De acordo com Nildo, essa independência formal e parcial vai sendo substituída com o processo de mudanças sociais, especialmente com o processo de industrialização e modernização do país, em outra forma de subordinação. O Brasil se torna um país capitalista, num processo que se inicia no final do século XIX e avança com a industrialização no início do século XX o que culmina com a revolução de 1930.

A partir de 1930 até os dias de hoje, o sociólogo afirma que o Brasil vive sob o signo da subordinação ao imperialismo, com destaque para o norte-americano. A subordinação econômica se revela na força do capital transnacional no interior do país, bem como nas trocas internacionais, endividamento externo, entre outras formas. O capital transnacional é o mais forte dentro do país, que tem um capital nacional fraco e subordinado ao internacional. A subordinação política, derivada da econômica, se manifesta no alinhamento com os Estados Unidos e seus aliados. A subordinação cultural se manifesta através da hegemonia cultural norte-americana e de outros países imperialistas.

O Brasil é um país capitalista subordinado

“Em síntese, o Brasil é um país capitalista subordinado e, por conseguinte, ainda não é “independente” e soberano. Para conseguir isso teria que romper com a subordinação, o que é quase impossível tendo em vista as relações internacionais, a classe capitalista nacional com sua debilidade e aliança com o capital transnacional, a falta de uma força política ou classe social que tenha capacidade de iniciar um processo de transformação social (política, econômica e cultural), pois o proletariado e as classes inferiores, que seriam os maiores interessados nesse processo, estão alijados do processo político e submetido ao processo de dominação e sem maiores recursos culturais, financeiros e políticos, pelo menos atualmente. Isso tudo significa que não existe nenhuma “independência” para ser comemorada dia 7 de setembro”, ressalta Nildo.

Para a Cientista Política e Consultora Parlamentar em Assembleia Legislativa do Estado de Goiás Ludmila Rosa, nosso Estado formou-se antes do nosso sentimento de nação e de uma nacionalidade cívica. Isso fez com que o dito “povo brasileiro” tivesse muita dificuldade em delimitar coisas como sua identidade e seu pensamento autônomo. Não à toa, estudamos muito a importação de ideias e comportamentos europeus como forma de preencher nossas lacunas originárias.

“Neste 2022, às vésperas do bicentenário da simbólica declaração de independência do Brasil do Reino Unido de Portugal, Brasil e Algarves, convivemos com algumas dessas incertezas permanentes: somos, verdadeiramente, livres? Acredito que não. A falta de uma consciência nacional, mais ampla, fez de nós uma nação fragmentada, como um mosaico de pensamentos díspares, pouco conectados; com predomínio de uma classe socioeconômica por sobre a outra, bem assim, de uma raça (conceito sociológico) em relação a outra. Portanto, não se pode falar em liberdade quando há mais da metade do país de submetidos”, afirma cientista política.

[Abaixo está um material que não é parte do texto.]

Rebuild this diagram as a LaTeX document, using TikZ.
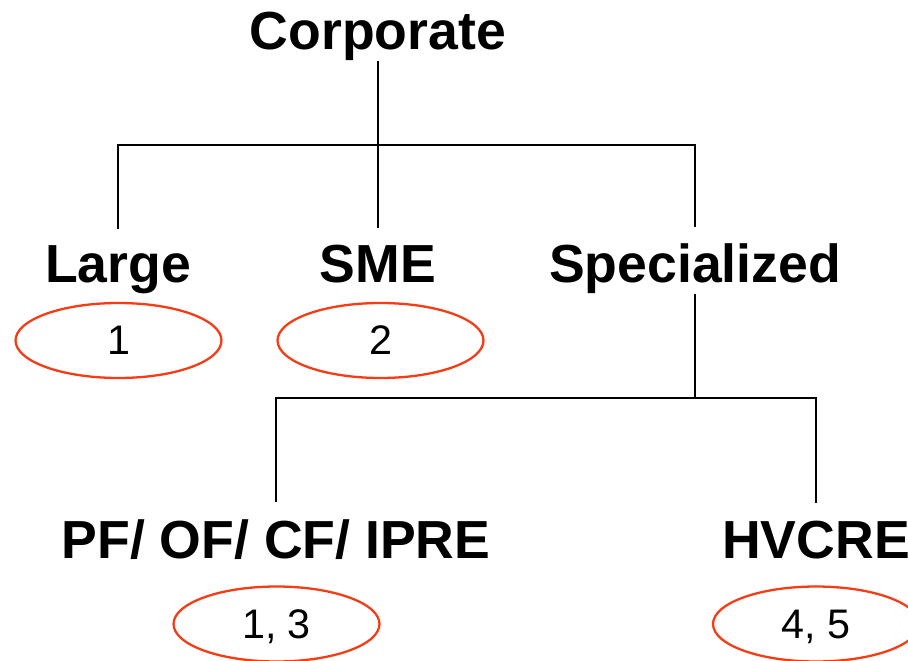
\documentclass[tikz,border=0pt]{standalone}
\usepackage{fontspec}
\setmainfont{Liberation Sans}
\usetikzlibrary{positioning,shapes.geometric}
\definecolor{ratingRed}{RGB}{245,60,20}

\begin{document}
\begin{tikzpicture}[
  x=0.02cm,
  y=-0.02cm,
  level/.style={
    inner sep=0pt,
    anchor=base,
    font=\fontsize{30.5}{36}\selectfont\bfseries
  },
  grade/.style={
    draw=ratingRed,
    ellipse,
    line width=1.3pt,
    minimum width=4.12cm,
    minimum height=1.5cm,
    inner sep=0pt,
    text depth=0pt,
    font=\fontsize{23.5}{28}\selectfont
  },
  link/.style={line width=1.1pt,black},
  drop/.style={link,shorten <=0.34cm,shorten >=0.34cm}
]
  \useasboundingbox (0,0) rectangle (908,661);

  % top level
  \node[level] (corporate) at (378,50) {Corporate};
  \coordinate (fork1) at (378,145);

  \node[level] (large) at (118,283) {Large};
  \node[level] (sme) at (378,283) {SME};
  \node[level] (special) at (695,283) {Specialized};

  \node[grade] (gLarge) at (118.5,340.5) {1};
  \node[grade] (gSme) at (380.5,340.5) {2};

  \draw[link] (corporate.south) -- (fork1);
  \draw[drop] (large.north) |- (fork1) -| (special.north);
  \draw[link,shorten >=0.34cm] (fork1) -- (sme.north);

  % specialized lending
  \coordinate (fork2) at (695,398);

  \node[level] (pf) at (276,558) {PF/ OF/ CF/ IPRE};
  \node[level] (hvcre) at (816,558) {HVCRE};

  \node[grade] (gPf) at (276.5,624) {1, 3};
  \node[grade] (gHvcre) at (816,624) {4, 5};

  \draw[link] (special.south) -- (fork2);
  \draw[drop] (pf.north) |- (fork2) -| (hvcre.north);
\end{tikzpicture}
\end{document}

No mesmo sentido, segundo Ludmila, há permanências, do ponto de vista político, que vem desde o Brasil colônia: uma elite poderosa detentora do poder econômico, que também se realiza no político. Após a independência, um Estado Monárquico com muitos privilégios concentrados entre os “amigos do rei” e, depois da proclamação da República, até os dias atuais, um aparato estatal consolidado nos donos e donatários do poder, este que não é percebido como acessível à maioria do povo brasileiro.

Para ela, convivemos, ainda, com práticas patrimonialistas, que se caracterizam pela confusão do público com o privado, relativamente aos ocupantes do poder nacional. Essa indistinção está no cerne da nossa formação política e, mesmo deixando inúmeros estragos à nossa democracia, continua existindo como prova do nosso atavismo com o passado. Passado de que somos reféns.

“A falta de incentivo ao pensamento crítico gera um déficit emancipatório na nação. Um povo que não pensa a partir de um corolário indenitário nacional, não pode ser alçado a níveis satisfatórios de independência. Precisamos abandonar vários grilhões que não foram rompidos no 07/09/1822", destaca Ludmila.